At first address “Horse Feather’s” surprises and may be off-putting. This fluffy, brown, medium-ground snuff smells of Pernod steeped in basil. Upon uptake, its sweet burn brings forth the combination of basil and star anise support by allspice, flowers and perhaps a hint of clove. As it lingers, its brilliance rises like the morning sun and memories of Provence flood the frontal lobes. Definitely a foodsnuff, I had the pleasure of enjoying it with a traditional Bouillabaisse accompanied by rouille and pan roasted bread. Excellent with bruschetta, I am certain that “Horse Feathers” has a place at any Mediterranean meal. Well verse in nicotine, it will heighten the senses and carry you through the craving for a post-epicurean nap.
I like gin. There are as many interpretations of gin as the imagination can provide. I am always fascinated and intrigued by what distillers hang in their kettles in order to surprise and delight their audiences. In many ways good gin reminds me of good snuff, as the base gives it character and the toppings give it style. From the website, “Ding Dong!” is touted as being a combination of geranium, rose, vanilla, menthol and Rustica tobacco. Save for the juniper berries, it sounds like a gin recipe already! Upon unscrewing the tin one is greeting by a fluffy, moist, medium-ground, dark snuff that smells of mint, honey and geranium. At uptake, its cool, moist burn reveals menthol ensconced in blossoms of geranium, rose, Asian pear, Japanese Sakura and Meyer lemon. It is along the same vein as Wilson-of-Sharrow’s “Jockey Club,” except richer, more sophisticated and complex. With eyelid fluttering levels of nicotine, it is prefect for the rebirth of Spring. In order to enjoy “Ding Dong!” to its full extent, one requires time for a good contemplative think accompanied by a cold, unflavoured, clear alcohol, such as Moskovskaya vodka, straight out of the freezer, lovingly served in cut crystal shot glasses.

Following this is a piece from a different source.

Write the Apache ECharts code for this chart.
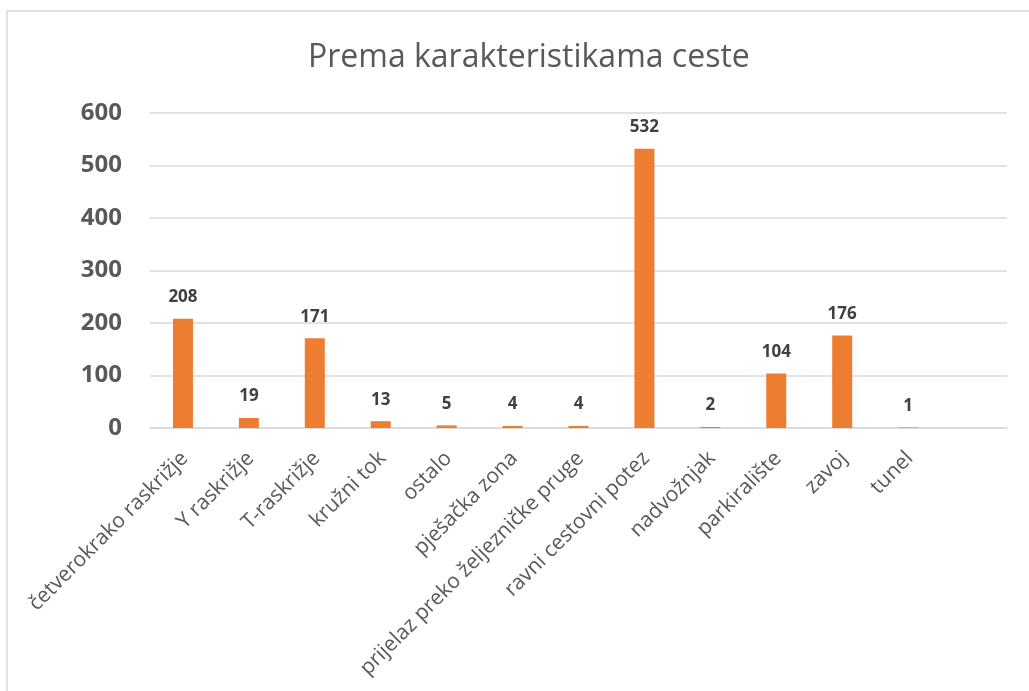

For a fortnight, I have been shoveling copious amounts of Duck Soup up my nostrils at a manic pace. I am nearly at the end of my 30g tin, which should be exhausted by the coming of the new day. Good thing, as my rostrum is raw from the repeated spice rub it has been assaulted with. Intense, rich, moist and full of nicotine, this flavoursome snuff showcases a panoply of seasonings, all framed by a superstructure of clove. Smelling of Ceylon, it presents cloves, mint, rosemary, and cinnamon at first address, with a fume of citrus lingering in the shadows. Upon uptake its dry, icy clove-burn is followed by the introduction of mint, cinnamon, allspice, cardamom, rosemary and bergamot. Creamy and complex, Duck Soup, is, quite simply, exceptional. As a foodsnuff, it enhances the enjoyment of curries or other Indian fare and marries itself well with Lagers. Regal, this crowning achievement should neither be missed nor taken lightly.